I haven’t blogged for over a month, which is stupid really as I love blogging. My “Real Life” blog ie the blog most real life people know about is full of posts, mainly me moaning but still it’s full of posts. I have been avoiding blogging as I took a bit of a knock. Even being pessimistic didn’t prepare me. Regular readers (of my two post backlog) will know my OH & I were due to take a pregnancy test in November. It is is now January 2014. I think that combined with the fact I have said I took a bit of a knock means you can probably guess what happened. You’d be wrong though, well right in some aspects as we are not having a baby, but wrong in thinking I wasn’t pregnant. I took a home pregnancy test (HPT) a few days before I was supposed to.
It was a big fat negative (BFN) but I decided to be an optimist for once, so I put it down to it being taken few days early. Test day came and neither my OH or I could wait until a more suitable time so at 6AM when we got woken up by next door’s rooster (don’t ask) we rushed to the toilet in the same manner we would rush downstairs on Christmas Day as kids. After waiting the excruciating 5 minutes we looked at the test. It was another big fat negative. I cried. I threw the test across the bathroom and screamed at E for getting my hopes up. It was an unfair way to act and not a nice scene especially as E was just as upset. After a hug and feeling sorry for ourselves we went downstairs had a big fry up deciding we had lots of acts of trying to look forward so we needn’t be upset, it was only our first official month of trying after all. About a week later I was tired, still throwing up, getting pains in my side/back, my boobs were sore and food smelt horrid, so I went to see my GP. After a few tests and an emergency referral they found that I was pregnant….just in the wrong place. I had an ectopic pregnancy. They had caught it before my Fallopian tube ruptured so I was lucky. The Doctor and I talked about what treatment I wanted to go for, the quick keyhole surgery, taking medication or to see if the pregnancy “resolves itself”. The rest of the week is pretty much a blur. I know I went back for blood tests etc and we were told not to have unprotected sex again until January to give my body time to rest but that’s about it.

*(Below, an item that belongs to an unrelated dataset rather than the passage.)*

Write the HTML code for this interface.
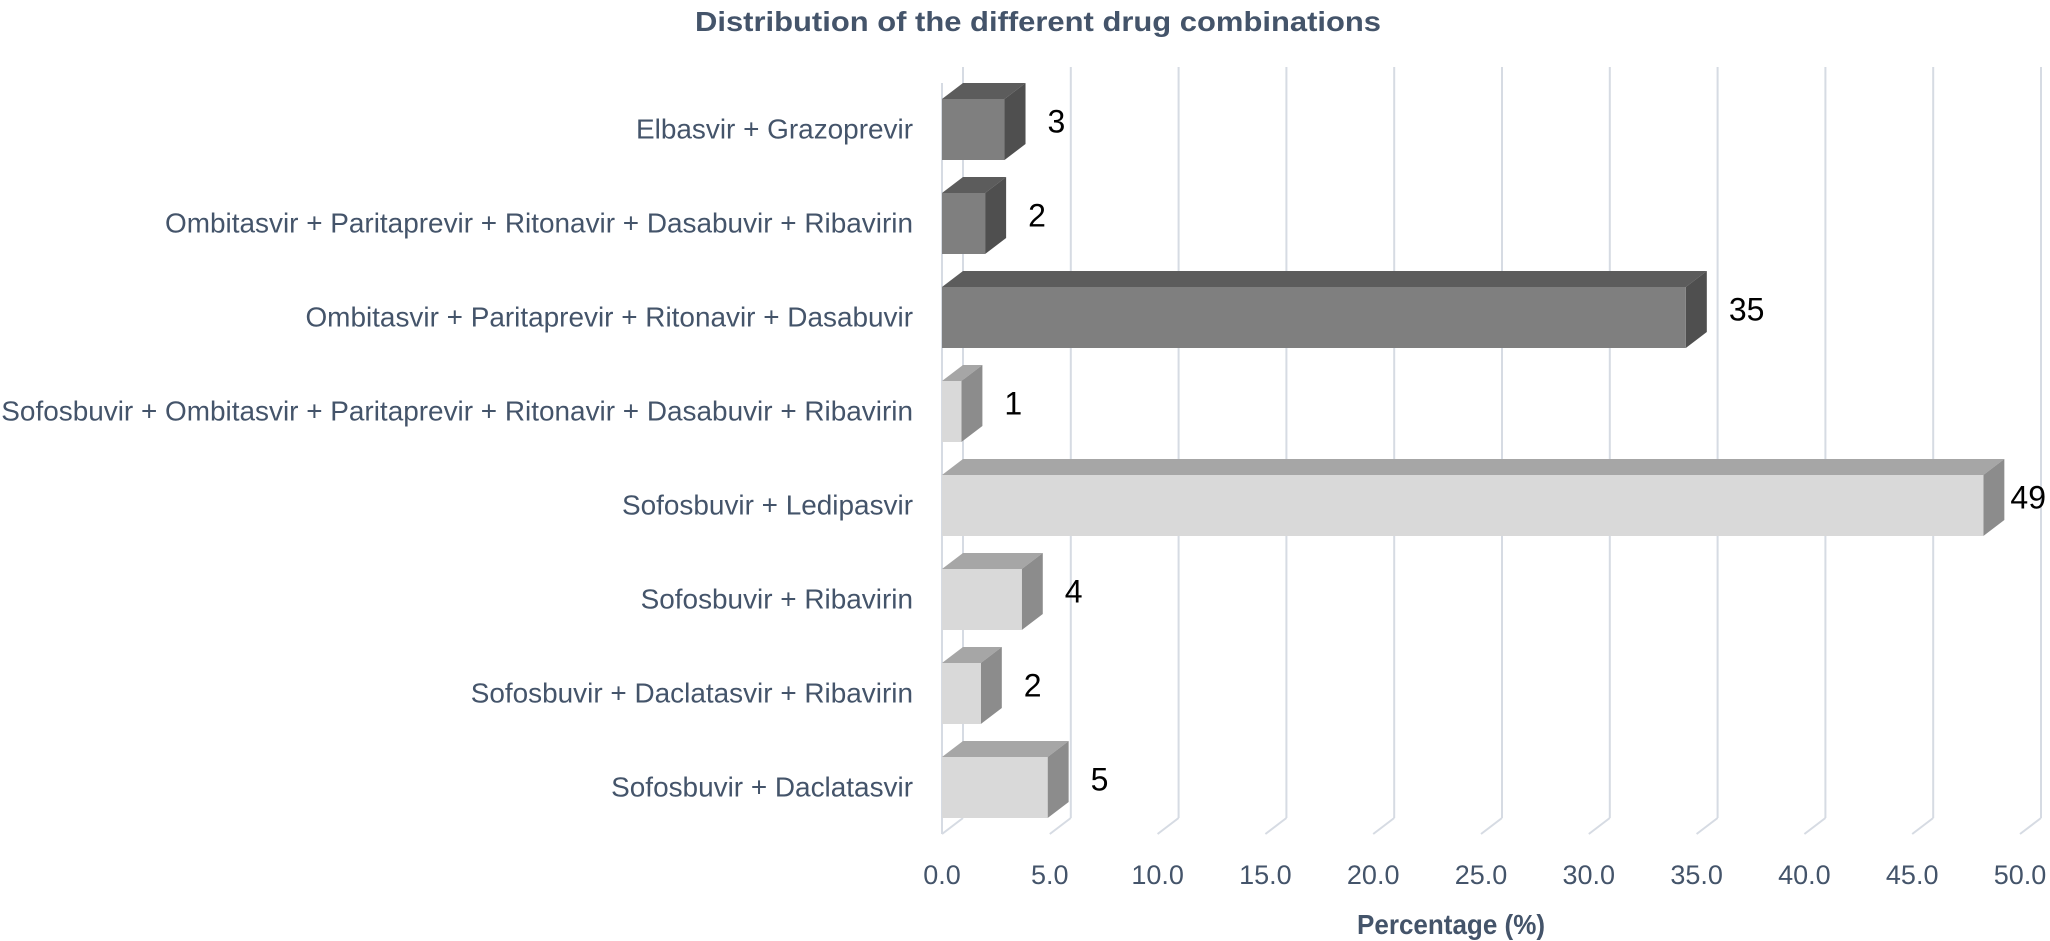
<!DOCTYPE html>
<html><head><meta charset="utf-8">
<style>
html,body{margin:0;padding:0;background:#fff;}
svg{display:block;}
text{font-family:"Liberation Sans",sans-serif;}
</style></head>
<body>
<svg id="chart" width="2050" height="941" viewBox="0 0 2050 941" xmlns="http://www.w3.org/2000/svg">
<text x="1038" y="31" text-anchor="middle" font-size="28" font-weight="bold" fill="#44546A" textLength="686" lengthAdjust="spacingAndGlyphs">Distribution of the different drug combinations</text>
<g id="grid"></g>
<g id="bars"></g>
<g id="cats"></g>
<g id="ticks"></g>
<text x="1451" y="934" text-anchor="middle" font-size="28" font-weight="bold" fill="#44546A" textLength="188" lengthAdjust="spacingAndGlyphs">Percentage (%)</text>
</svg>
<script>
const categories = ["Elbasvir + Grazoprevir","Ombitasvir + Paritaprevir + Ritonavir + Dasabuvir + Ribavirin","Ombitasvir + Paritaprevir + Ritonavir + Dasabuvir","Sofosbuvir + Ombitasvir + Paritaprevir + Ritonavir + Dasabuvir + Ribavirin","Sofosbuvir + Ledipasvir","Sofosbuvir + Ribavirin","Sofosbuvir + Daclatasvir + Ribavirin","Sofosbuvir + Daclatasvir"];
const values = [2.9, 2.0, 34.5, 0.9, 48.3, 3.7, 1.8, 4.9];
const valueLabels = ["3","2","35","1","49","4","2","5"];
const groups = ["dark","dark","dark","light","light","light","light","light"];
const ticks = [0,5,10,15,20,25,30,35,40,45,50];

const NS="http://www.w3.org/2000/svg";
const X0=942, PX=21.56, DX=21, DY=-16, TOP0=99, STEP=94, BH=61;
const GRID_TOP=67, GRID_BOT=818;
function xs(v){return X0+v*PX;}
function yTop(i){return TOP0+i*STEP;}
function mk(tag,attrs,parent){const e=document.createElementNS(NS,tag);for(const k in attrs)e.setAttribute(k,attrs[k]);parent.appendChild(e);return e;}
const grid=document.getElementById('grid'), bars=document.getElementById('bars'), cats=document.getElementById('cats'), tk=document.getElementById('ticks');
const colors={dark:{front:"#7f7f7f",top:"#5c5c5c",side:"#4f4f4f"},light:{front:"#d9d9d9",top:"#a6a6a6",side:"#8c8c8c"}};

let ax=mk('line',{x1:X0,y1:GRID_TOP-DY,x2:X0,y2:GRID_BOT-DY,stroke:"#d6dbe3","stroke-width":2},grid);


ticks.forEach(t=>{
  const bx=xs(t)+DX;
  const g=mk('line',{x1:bx,y1:GRID_TOP,x2:bx,y2:GRID_BOT,stroke:"#d6dbe3","stroke-width":2},grid);
  
  
  const d=mk('line',{x1:bx,y1:GRID_BOT,x2:xs(t),y2:GRID_BOT-DY,stroke:"#d6dbe3","stroke-width":2},grid);
  
  
  const l=mk('text',{x:xs(t),y:884,"text-anchor":"middle","font-size":"27",fill:"#44546A"},tk);
  l.textContent=t.toFixed(1);
  
  
});

categories.forEach((c,i)=>{
  const y=yTop(i), x1=xs(values[i]), col=colors[groups[i]];
  const g=mk('g',{},bars);
  
  
  mk('polygon',{points:`${X0},${y} ${X0+DX},${y+DY} ${x1+DX},${y+DY} ${x1},${y}`,fill:col.top},g);
  mk('polygon',{points:`${x1},${y} ${x1+DX},${y+DY} ${x1+DX},${y+BH+DY} ${x1},${y+BH}`,fill:col.side},g);
  mk('rect',{x:X0,y:y,width:x1-X0,height:BH,fill:col.front},g);
  const v=mk('text',{x:x1+DX+22,y:y+BH/2+3,"font-size":"32",fill:"#000"},bars);
  v.textContent=valueLabels[i];
  
  
  const w=v.getComputedTextLength();
  if(x1+DX+22+w>2046){v.setAttribute('x',(2046-w).toFixed(1));}
  const t=mk('text',{x:913,y:y+BH/2+9,"text-anchor":"end","font-size":"25",fill:"#44546A"},cats);
  t.textContent=c;
  
  
});
let maxW=0;cats.querySelectorAll('text').forEach(t=>{maxW=Math.max(maxW,t.getComputedTextLength());});
if(maxW>0){const f=25*912/maxW;cats.querySelectorAll('text').forEach(t=>t.setAttribute('font-size',f.toFixed(2)));}
</script>
</body></html>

Then 2 weeks after all this I had a 5 Day Ambulatory EEG! I’ve had a 2 day Ambulatory EEG before but this was a whole new experience. Seriously I thought that was annoying enough with the wires and the head box pouch on the belt that just seem to get in the way no matter where you push it round too. I knew nothing until I had to suffer with it for 4 nights, 5 days and daily visits to get data downloaded. My head/shoulders were itchy, my hair was ruined by the glue they used on the electrodes then again by the pure acetone they used to get the damn things off and longed for a shower. Let me tell you there will never be a shower as satisfying as the one I had the day it came off! The results take 3 weeks to get to my Neurologist (including Christmas will probably be 4) then I won’t see him until February. I don’t think they will see anything significant on it, even with my brain breaking the head box data collector thing as it gave off too much electricity. Though saying that I didn’t think they’d get anything from my 2 Day Ambulatory EEG as I didn’t have a Tonic Clonic during that either but apparently the results from that were “very interesting” so who knows.
After that it was time for Christmas. We had a fairly quiet Christmas surrounded by our lovely family, who knew nothing but were curious as to why I kept crying over things. Our stock response was “Oh she’s/I’m just overwhelmed by how lovely it is having family around, seeing people don’t get to see often and our thoughtful gifts” which seemed to satisfy their curiosity. I’m not even sure I could pin point as to why I was crying so much. It was lovely having family around and at a time following a month of hardship it was probably sheer relief being able to relax.
So yes that is what is what has been going on here. Heavy stuff, I hadn’t quite got my head around.